Sep 26, 2023 1 min read

Music Venue Trust calls for business rate relief extension

The Music Venue Trust has called on the government to extend current business rates relief, warning that plans to remove the provision could result in an acceleration of grassroots music venue closures

Music Venue Trust calls for business rate relief extension

The Music Venue Trust has called on the UK government to again extend business rates relief for grassroots music venues. The organisation warns that plans to bring an ongoing relief scheme to an end next year will accelerate closures in the sector.

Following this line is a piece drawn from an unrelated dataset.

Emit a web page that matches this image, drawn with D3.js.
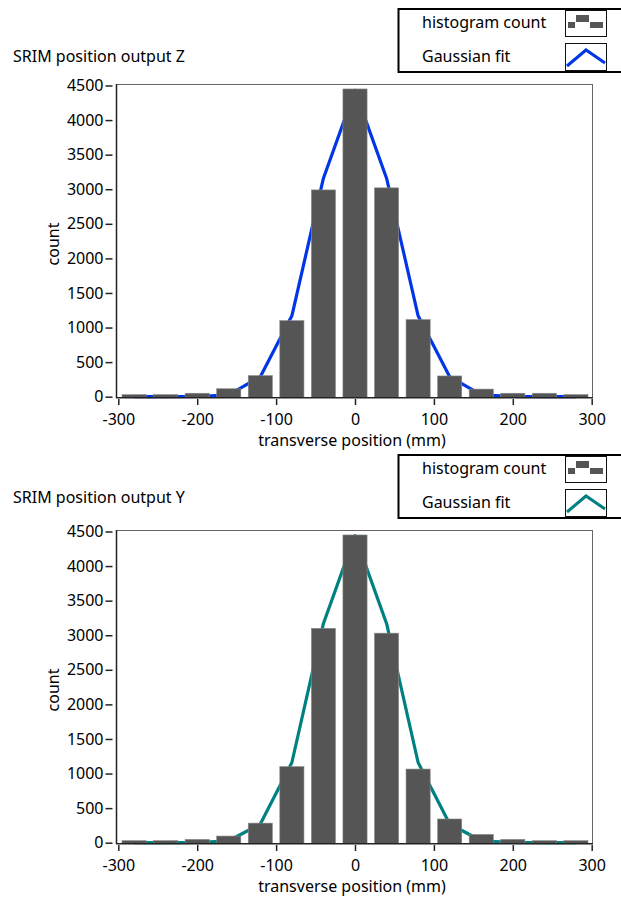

Grassroots music venues benefited from a 50% rates relief scheme that was launched in January 2020. Then, in March the same year, the entire retail, hospitality and leisure sector saw rates cut to zero as a result of the COVID-19 pandemic.

Since 2021, there has been a 75% relief across these sectors, with a number of extensions following lobbying from organisations like the MVT.

The government recently announced plans to end this relief in April 2024. The MVT estimates that this will increase costs by £15 million across the grassroots music venue sector. It says that its recent annual survey found that 78 grassroots venues have permanently closed in the last year, and fears that a rate increase will only exacerbate this.

“The current business rates system is anachronistic, inconsistent and outdated, and fails to meet the principles of good tax design”, says MVT CEO Mark Davyd.

“The UK government is currently conducting a consultation on wider reforms but the solutions they have so far proposed are in no way radical enough to redress fundamental inequalities that will lead to many more venue closures”.

“We are already losing grassroots music venues at a catastrophic rate, which has had a knock-on effect of 4000 jobs losses, the removal of 14,250 live music events and 193,230 performance opportunities for musicians, £9m of musician income and £59m of economic activity”, he continues.

“By extending business rates relief past next April the government could throw a vital lifeline to grassroots music venues already holding onto survival by their fingertips”.